Source code of charts

━━━━━━━━

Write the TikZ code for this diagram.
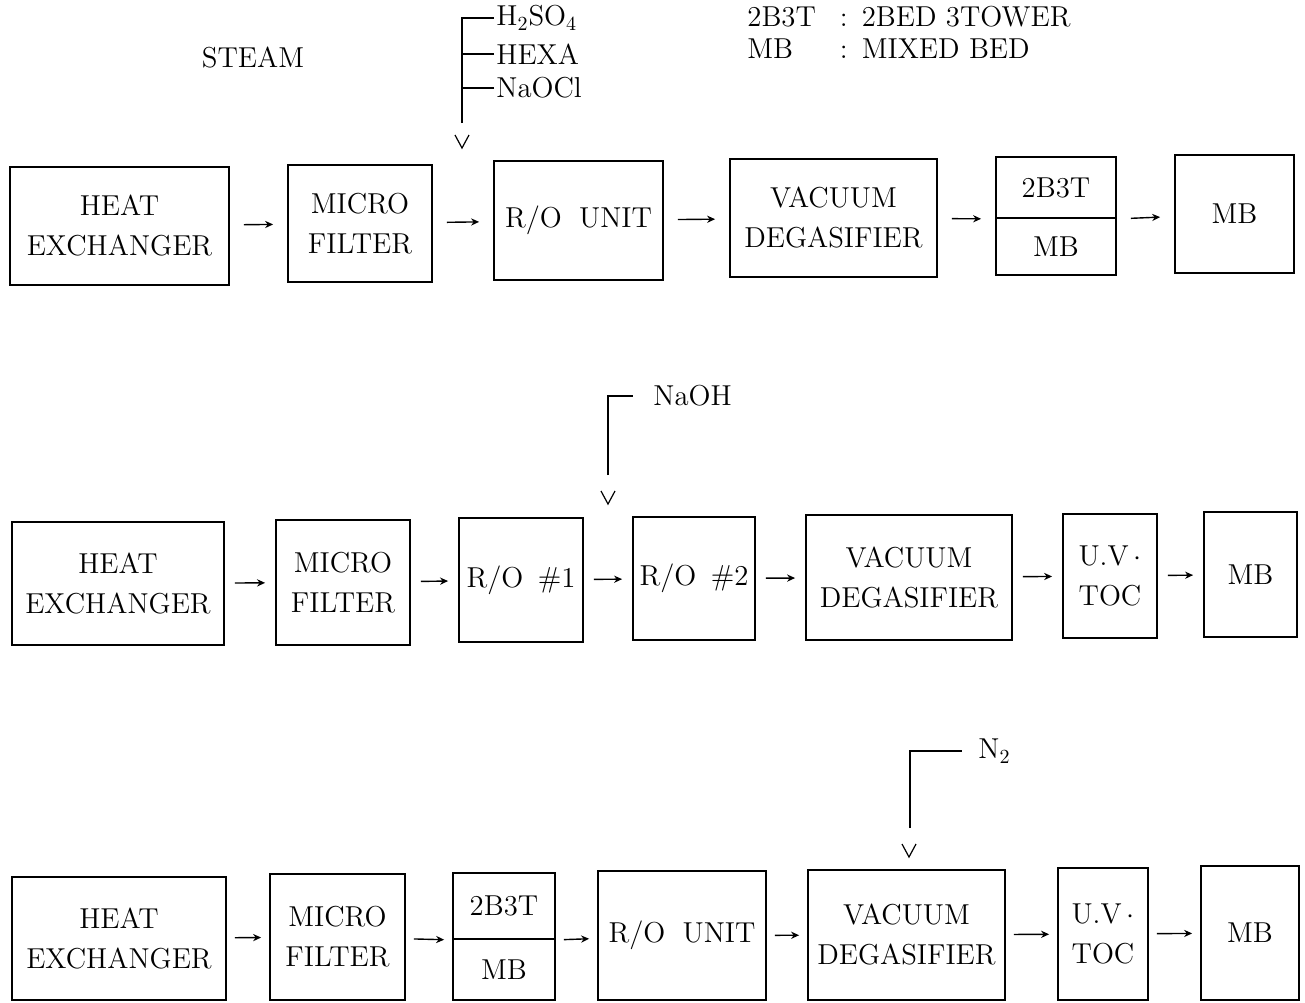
\documentclass[tikz,border=0pt]{standalone}
\usepackage{tikz}
\usetikzlibrary{arrows.meta}

\newcommand{\vtip}[1]{\draw[tip] (#1) ++(-7,-13) -- ++(7,13) -- ++(7,-13);}

\begin{document}
\begin{tikzpicture}[x=0.5pt,y=-0.5pt,>={Stealth[length=4pt,width=3.6pt]},
    every node/.style={font=\fontsize{14.4}{20}\selectfont},
    unit/.style={draw,line width=0.9pt,align=center,inner sep=0pt},
    sz/.style 2 args={minimum width=#1*0.5pt,minimum height=#2*0.5pt},
    flow/.style={->,line width=0.7pt,shorten <=#1,shorten >=#1},
    flow/.default=7pt,
    feed/.style={line width=0.9pt},
    tip/.style={line width=0.6pt},
    chem/.style={anchor=west,inner sep=1pt}]

\useasboundingbox (0,0) rectangle (1305,1002);

% Legend
\node at (253,58) (steam) {STEAM};
\node[anchor=west,inner sep=0pt,font=\fontsize{14.4}{16}\selectfont] (legend) at (747,36)
    {\begin{tabular}{@{}l@{\hspace{12pt}}c@{\hspace{7pt}}l@{}}
        2B3T & : & 2BED 3TOWER\\
        MB   & : & MIXED BED
     \end{tabular}};

% Row 1
\node[unit,sz={219}{118}] (he1) at (119.5,226) {HEAT\\EXCHANGER};
\node[unit,sz={144}{117}] (mf1) at (360,223.5) {MICRO\\FILTER};
\node[unit,sz={169}{119}] (ro1) at (578.5,220.5) {R/O\hspace{0.6em}UNIT};
\node[unit,sz={207}{118}] (vd1) at (833.5,218) {VACUUM\\DEGASIFIER};
\node[unit,sz={120}{61}] (ionA1) at (1056,187.5) {2B3T};
\node[unit,sz={120}{57}] (ionB1) at (1056,246.5) {MB};
\node[unit,sz={119}{118}] (mb1) at (1234.5,214) {MB};

\foreach \a/\b in {he1/mf1,mf1/ro1,ro1/vd1}{
    \draw[flow] (\a) -- (\b);
}
\draw[flow] (vd1) -- (ionA1.south west);
\draw[flow] (ionA1.south east) -- (mb1);

% Chemical dosing
\node[chem] (h2so4) at (494,18) {H\textsubscript{2}SO\textsubscript{4}};
\node[chem] (hexa) at (494,54) {HEXA};
\node[chem] (naocl) at (494,88) {NaOCl};
\coordinate (top1) at (462,18);
\coordinate (bot1) at (462,123);
\coordinate (tip1) at (462,148);
\draw[feed] (bot1) -- (top1) -- (h2so4.west);
\draw[feed] (hexa.west) -- (hexa.west -| top1);
\draw[feed] (naocl.west) -- (naocl.west -| top1);
\vtip{tip1}

% Row 2
\node[unit,sz={212}{123}] (he2) at (118,583.5) {HEAT\\EXCHANGER};
\node[unit,sz={134}{125}] (mf2) at (343,582.5) {MICRO\\FILTER};
\node[unit,sz={124}{124}] (roA2) at (521,580) {R/O\hspace{0.5em}\#1};
\node[unit,sz={122}{123}] (roB2) at (694,578.5) {R/O\hspace{0.5em}\#2};
\node[unit,sz={206}{125}] (vd2) at (909,577.5) {VACUUM\\DEGASIFIER};
\node[unit,sz={94}{124}] (uv2) at (1110,576) {U.V\,$\cdot$\\TOC};
\node[unit,sz={93}{125}] (mb2) at (1250.5,574.5) {MB};

\foreach \a/\b in {he2/mf2,mf2/roA2,roA2/roB2,roB2/vd2,vd2/uv2,uv2/mb2}{
    \draw[flow=5pt] (\a) -- (\b);
}

\node[chem] (naoh) at (651,396) {NaOH};
\coordinate (top2) at (608,396);
\coordinate (bot2) at (608,475);
\coordinate (tip2) at (608,504);
\draw[feed] (bot2) -- (top2) -- ([xshift=-9pt]naoh.west);
\vtip{tip2}

% Row 3
\node[unit,sz={214}{123}] (he3) at (119,938.5) {HEAT\\EXCHANGER};
\node[unit,sz={135}{126}] (mf3) at (337.5,937) {MICRO\\FILTER};
\node[unit,sz={102}{66}] (ionA3) at (504,906) {2B3T};
\node[unit,sz={102}{61}] (ionB3) at (504,969.5) {MB};
\node[unit,sz={168}{129}] (ro3) at (682,935.5) {R/O\hspace{0.6em}UNIT};
\node[unit,sz={197}{130}] (vd3) at (906.5,935) {VACUUM\\DEGASIFIER};
\node[unit,sz={90}{132}] (uv3) at (1103,934) {U.V\,$\cdot$\\TOC};
\node[unit,sz={98}{134}] (mb3) at (1250,933) {MB};

\foreach \a/\b in {he3/mf3,ro3/vd3,vd3/uv3,uv3/mb3}{
    \draw[flow=4pt] (\a) -- (\b);
}
\draw[flow=4pt] (mf3) -- (ionA3.south west);
\draw[flow=4pt] (ionA3.south east) -- (ro3);

\node[chem] (n2) at (976,751) {N\textsubscript{2}};
\coordinate (top3) at (910,751);
\coordinate (bot3) at (910,828);
\coordinate (tip3) at (909,857);
\draw[feed] (bot3) -- (top3) -- ([xshift=-7pt]n2.west);
\vtip{tip3}

\end{tikzpicture}
\end{document}
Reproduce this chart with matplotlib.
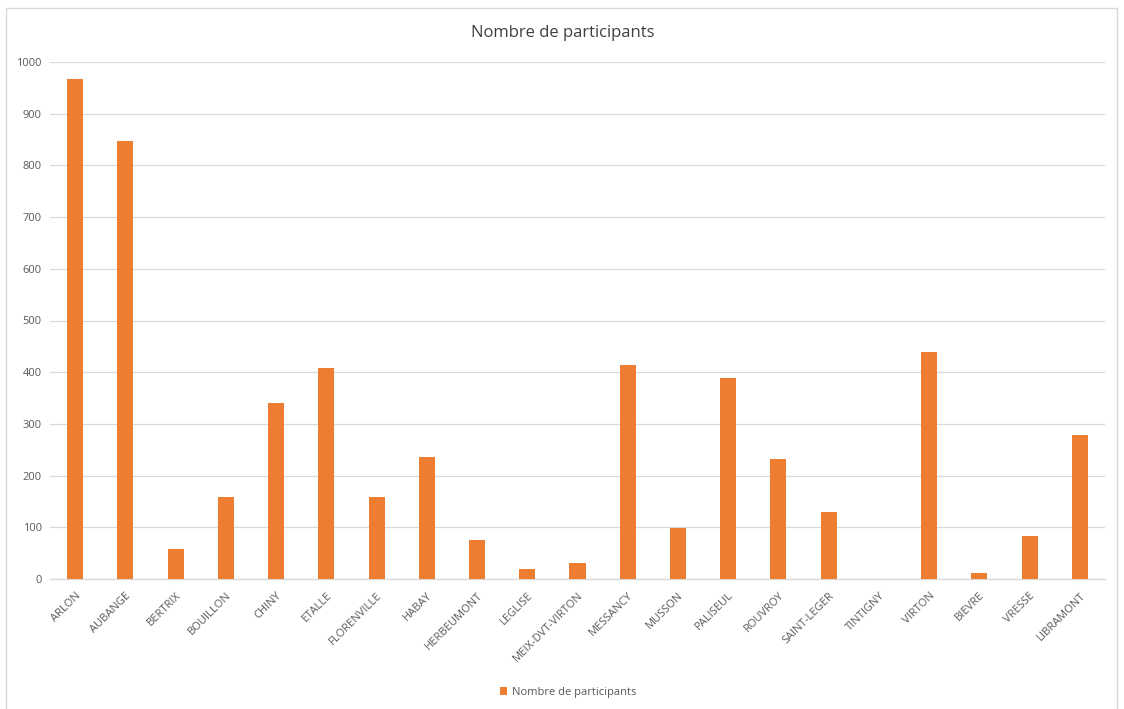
import matplotlib.pyplot as plt
from matplotlib.patches import Rectangle

communes = ['ARLON', 'AUBANGE', 'BERTRIX', 'BOUILLON', 'CHINY', 'ETALLE', 'FLORENVILLE',
            'HABAY', 'HERBEUMONT', 'LEGLISE', 'MEIX-DVT-VIRTON', 'MESSANCY', 'MUSSON',
            'PALISEUL', 'ROUVROY', 'SAINT-LEGER', 'TINTIGNY', 'VIRTON', 'BIEVRE', 'VRESSE',
            'LIBRAMONT']
participants = [967, 847, 58, 158, 340, 408, 158, 236, 75, 20, 31, 414, 99, 389, 232, 130,
                0, 439, 12, 83, 279]
yticks = [0, 100, 200, 300, 400, 500, 600, 700, 800, 900, 1000]

plt.rcParams['font.family'] = ['Open Sans', 'DejaVu Sans']
orange = '#ED7D31'
grey_txt = '#595959'

fig = plt.figure(figsize=(11.24, 7.09), dpi=100)
ax = fig.add_axes([50 / 1124, 1 - 579 / 709, 1055 / 1124, 517 / 709])

x = range(len(communes))
bars = ax.bar(x, participants, width=0.32, color=orange, label='Nombre de participants', zorder=3)

ax.set_xlim(-0.5, len(communes) - 0.5)
ax.set_ylim(0, 1000)
ax.set_yticks(yticks)
ax.set_yticklabels([str(v) for v in yticks], fontsize=8, color=grey_txt)
ax.set_xticks(list(x))
ax.set_xticklabels(communes, rotation=45, ha='right', rotation_mode='anchor',
                   fontsize=8, color=grey_txt)
ax.tick_params(axis='both', length=0, pad=6)
ax.tick_params(axis='x', pad=8)
ax.grid(True, axis='y', color='#D9D9D9', linewidth=0.9, zorder=0)
for s in ['top', 'right', 'left']:
    ax.spines[s].set_visible(False)
ax.spines['bottom'].set_color('#D9D9D9')
ax.spines['bottom'].set_linewidth(1.0)

fig.text(563 / 1124, 1 - 33 / 709, 'Nombre de participants', ha='center', va='center',
         fontsize=12, color='#404040')

leg = fig.legend(handles=[bars], loc='center', bbox_to_anchor=(568 / 1124, 1 - 692 / 709),
                 frameon=False, fontsize=8, handlelength=0.7, handleheight=0.7,
                 handletextpad=0.4)
for t in leg.get_texts():
    t.set_color(grey_txt)

# light frame around the chart
fig.patches.append(Rectangle((6 / 1124, -0.02), 1111 / 1124, 1 - 8 / 709 + 0.02,
                             transform=fig.transFigure, fill=False,
                             edgecolor='#D9D9D9', linewidth=1.0))

fig.savefig('out.png', dpi=100)
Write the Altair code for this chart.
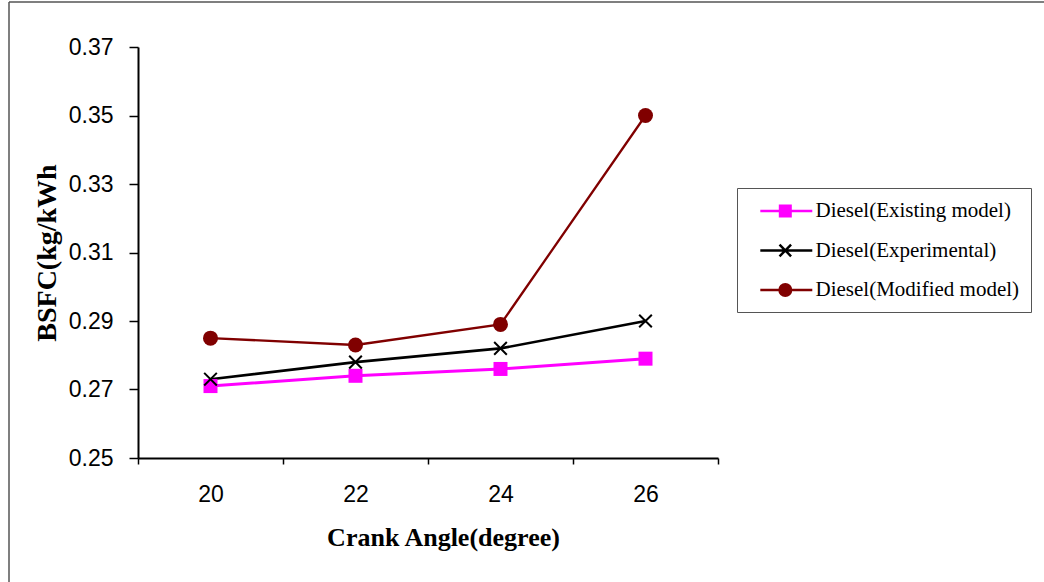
import altair as alt
import pandas as pd

# Crank angle categories and BSFC readings for each series
angles = ["20", "22", "24", "26"]
series_names = [
    "Diesel(Existing model)",
    "Diesel(Experimental)",
    "Diesel(Modified model)",
]
existing = [0.271, 0.274, 0.276, 0.279]
experimental = [0.273, 0.278, 0.282, 0.290]
modified = [0.285, 0.283, 0.289, 0.350]
y_ticks = [0.25, 0.27, 0.29, 0.31, 0.33, 0.35, 0.37]
series_colors = ["#FF00FF", "#000000", "#800000"]
line_widths = [3, 2.3, 2.5]

rows = []
for name, vals in zip(series_names, [existing, experimental, modified]):
    for a, v in zip(angles, vals):
        rows.append({"angle": a, "bsfc": v, "series": name})
df = pd.DataFrame(rows)

# Legend glyphs: a short line with the series marker in its middle
legend_paths = [
    "M0.03,0H4.98M1.91,-0.5H2.91V0.5H1.91Z",
    "M0.03,0H4.98M1.86,-0.55L2.96,0.55M1.86,0.55L2.96,-0.55",
    "M0.03,0H4.98M2.96,0A0.55,0.55 0 1 1 1.86,0A0.55,0.55 0 1 1 2.96,0Z",
]
x_mark_path = "M-1,-1L1,1M-1,1L1,-1"

x_enc = alt.X(
    "angle:O",
    sort=angles,
    bandPosition=0.5,
    scale=alt.Scale(type="band", paddingInner=0, paddingOuter=0),
    axis=alt.Axis(
        title="Crank Angle(degree)",
        labelAngle=0,
        tickBand="extent",
        tickSize=6,
        labelPadding=19,
        titleX=305,
        titleY=87,
        titleAlign="center",
        titleBaseline="alphabetic",
        titleFont="Liberation Serif",
        titleFontSize=26,
        titleFontWeight="bold",
        grid=False,
    ),
)
y_enc = alt.Y(
    "bsfc:Q",
    scale=alt.Scale(domain=[0.25, 0.37], nice=False, zero=False),
    axis=alt.Axis(
        title="BSFC(kg/kWh",
        values=y_ticks,
        format=".2f",
        tickSize=9,
        labelPadding=16,
        titleX=-91,
        titleY=205.5,
        titleAngle=270,
        titleAlign="center",
        titleBaseline="middle",
        titleFont="Liberation Serif",
        titleFontSize=28,
        titleFontWeight="bold",
        grid=False,
    ),
)

base = alt.Chart(df)

# Series lines (series names sort alphabetically in the same order as series_names)
lines = base.mark_line().encode(
    x=x_enc,
    y=y_enc,
    color=alt.Color("series:N", scale=alt.Scale(range=series_colors), legend=None),
    strokeWidth=alt.StrokeWidth("series:N", scale=alt.Scale(range=line_widths), legend=None),
    detail="series:N",
)

squares = (
    base.transform_filter(alt.datum.series == series_names[0])
    .mark_point(shape="square", filled=True, size=196, color=series_colors[0], opacity=1)
    .encode(x=x_enc, y=y_enc)
)
crosses = (
    base.transform_filter(alt.datum.series == series_names[1])
    .mark_point(shape=x_mark_path, filled=False, size=160, strokeWidth=2,
                color=series_colors[1], opacity=1)
    .encode(x=x_enc, y=y_enc)
)
circles = (
    base.transform_filter(alt.datum.series == series_names[2])
    .mark_point(shape="circle", filled=True, size=225, color=series_colors[2], opacity=1)
    .encode(x=x_enc, y=y_enc)
)

legend_props = dict(
    title=None,
    orient="none",
    legendX=599,
    legendY=141,
    padding=11,
    strokeColor="#555555",
    fillColor="white",
    labelFont="Liberation Serif",
    labelFontSize=21,
    labelColor="black",
    labelOffset=43.5,
    labelLimit=400,
    # trailing no-break spaces leave room on the right side of the box
    labelExpr="datum.label + '\u00a0\u00a0\u00a0\u00a0\u00a0\u00a0'",
    rowPadding=16.5,
    symbolSize=441,
    symbolStrokeWidth=2.5,
    symbolOpacity=1,
)

# Layer with no rows of its own: it only carries the legend
legend_layer = (
    base.transform_filter("false")
    .mark_point(size=441, opacity=1)
    .encode(
        x=x_enc,
        y=y_enc,
        fill=alt.Fill(
            "series:N",
            scale=alt.Scale(domain=series_names, range=series_colors),
            legend=alt.Legend(**legend_props),
        ),
        stroke=alt.Stroke(
            "series:N",
            scale=alt.Scale(domain=series_names, range=series_colors),
            legend=alt.Legend(**legend_props),
        ),
        shape=alt.Shape(
            "series:N",
            scale=alt.Scale(domain=series_names, range=legend_paths),
            legend=alt.Legend(**legend_props),
        ),
    )
)

# Outer frame lines around the figure
frame_df = pd.DataFrame({"k": [0]})
frame_left = alt.Chart(frame_df).mark_rule(color="#555555", strokeWidth=1.5).encode(
    x=alt.value(-129), y=alt.value(-45), y2=alt.value(600)
)
frame_top = alt.Chart(frame_df).mark_rule(color="#555555", strokeWidth=1.5).encode(
    x=alt.value(-129), x2=alt.value(1000), y=alt.value(-45)
)

chart = (
    alt.layer(frame_left, frame_top, lines, squares, crosses, circles, legend_layer)
    .properties(
        width=580,
        height=411,
        autosize=alt.AutoSizeParams(type="none"),
        padding={"left": 138, "top": 47, "right": 326, "bottom": 124},
        background="white",
    )
    .configure_view(stroke=None)
    .configure_axis(
        domainColor="black",
        domainWidth=2,
        tickColor="black",
        tickWidth=1.5,
        labelFont="Liberation Sans",
        labelFontSize=23,
        labelColor="black",
        titleColor="black",
    )
)

chart.save("out.html", embed_options={"renderer": "svg", "actions": False})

━━━━━━━━

Stop after the line containing "(0,0) rectangle (1305,1002);": copy the records exactly from the first line up to there, leaving pictures out.

◆ Solution for this exercise
Write the TikZ code for this diagram.
\documentclass[tikz,border=0pt]{standalone}
\usepackage{tikz}
\usetikzlibrary{arrows.meta}

\newcommand{\vtip}[1]{\draw[tip] (#1) ++(-7,-13) -- ++(7,13) -- ++(7,-13);}

\begin{document}
\begin{tikzpicture}[x=0.5pt,y=-0.5pt,>={Stealth[length=4pt,width=3.6pt]},
    every node/.style={font=\fontsize{14.4}{20}\selectfont},
    unit/.style={draw,line width=0.9pt,align=center,inner sep=0pt},
    sz/.style 2 args={minimum width=#1*0.5pt,minimum height=#2*0.5pt},
    flow/.style={->,line width=0.7pt,shorten <=#1,shorten >=#1},
    flow/.default=7pt,
    feed/.style={line width=0.9pt},
    tip/.style={line width=0.6pt},
    chem/.style={anchor=west,inner sep=1pt}]

\useasboundingbox (0,0) rectangle (1305,1002);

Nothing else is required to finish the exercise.